Latest political moves in Ankara

Latest political moves in Ankara

There are a number of interesting political moves in Ankara which are not given enough attention these days by observers, who are mostly occupied – naturally – with the Kurdish issue.

Actually, those moves are also related to the Turkish government’s initiative to find a political solution to the Kurdish problem, which yielded its first fruit on March 13 with the release of eight Turkish public servants who had been kidnapped and held hostage by the outlawed Kurdistan Workers’ Party (PKK) in their bases in Iraq for months. But they are also linked to two other issues, namely the debate on presidential powers and the efforts to write a new Constitution. Here are those moves that have occurred in the last week.

* President Abdullah Gül moved to appoint Emin Kuz, his chief legal advisor and deputy secretary-general of the Presidency, as a new member of the Constitutional Court. Kuz is believed to have had a share in Gül’s important decisions in the last five years, including the probe which resulted in the reopening of the murder case of Armenian-Turkish journalist Hrant Dink, and Gül’s veto on moving local elections up from 2014 to 2013, a move that was designed by Prime Minister Tayyip Erdoğan to avoid having local and presidential elections in the same year. Gül recently said he was against any weakening of the role for the Constitutional Court and the Supreme Board of Judges and Prosecutors in the new Constitution, and this appointment could be a sign to endorse his position as a politician who doesn’t seem as willing to retire himself when his first term finishes next year.

* There were also two moves by Gen. Necdet Özel, the chief of General Staff. The first is his attendance at President Gül’s official lunch in honor of Jordanian King Abdullah II; Özel’s wife also became the first spouse of a top commander to do attend the luncheon during Gül’s term.
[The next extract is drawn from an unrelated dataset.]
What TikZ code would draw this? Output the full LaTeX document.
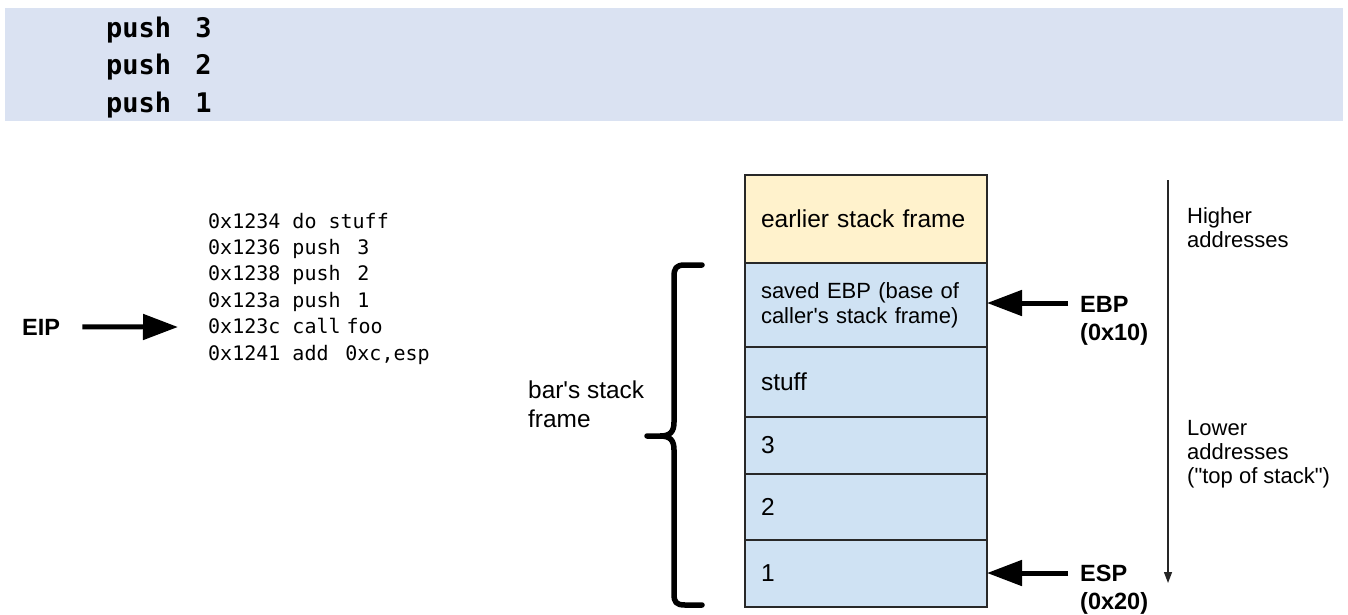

That was a psychological position put forward by the soldiers to make a distinction between the secular and conservative way of lives symbolized in whether women wear headscarves. So that threshold was broken and demonstrated with Gül’s dinner. Özel also made it known via his legal adviser that he had told an Istanbul criminal court that he was ready to appear before the court and give his testimony regarding the ongoing “Balyoz” (Sledgehammer) case in which hundreds of military people were sentenced to imprisonment, while some are still being tried in the Ergenekon cases on charges of conspiring against the government. That move is like a call for help to the government to have the trials of military personnel completed as soon as possible.

* There was also a move by Parliamentary Speaker Cemil Çiçek to ask the members of the Constitutional Reconciliation Commission in the Parliament to hurry up in order not to waste away the achievements so far, which could result in producing no change to the current charter. The current Constitution splits the executive power into two between the president and the government in Article 8, gives incredible powers to the president even though no president, even the military-origin one, Kenan Evren – who had brought them in in the form of Article 104 – dared to use them and suggests no responsibility because of all the executive activities in Article 105. But that had been designed for the president elected by the Parliament, and Çiçek is worried that there might be a conflict of power between the prime minister and the president elected by the popular vote for the first time in 2014.

That could practically weaken the role of Parliament. Moreover, the presidential debate could damage the Kurdish initiative since there is a fierce debate behind closed doors about the definition of citizenship and how and whether to use the word “Turk” or “Kurd.”

* Then there was Kemal Kılıçdaroğlu, the leader of the main opposition Republican People’s Party (CHP), who had a five-hour meeting with his predecessor, Deniz Baykal. It was not only aimed at providing a clear stance for the CHP on critical issues like the Kurdish issue, or the presidency, or the Constitution, but also an attempt to find ways to explore any possibilities to effect a CHP contribution to those issues as a balancing factor. Because it not a secret in Ankara political corridors that the studies carried out within the ruling Justice and Development Party (AK Parti) suggests that the most suitable partner that could provide the utmost popular consent to possible solutions in those fields is the CHP, as they would together have the combined support of nearly three of every four voters in the country. Perhaps a one-on-one meeting between Kılıçdaroğlu and Erdoğan, like the one between Baykal and Erdoğan some 10 years ago, could make things much easier for Turkey.

* There is another move, which cannot actually be called a move but a happenstance. The flu that gripped Erdoğan at such a time and tied him to his bed came at a time in which the critical political atmosphere did not need any sharp statements. Like the light coronary situation of Selahattin Demirtaş, the co-chairman of the Kurdish problem focused Peace and Democracy Party (BDP).

Politics has its own dynamics which are even helped by the sufferings of its actors from time to time.

But those moves might play a role in the political developments in Turkey in the next few weeks.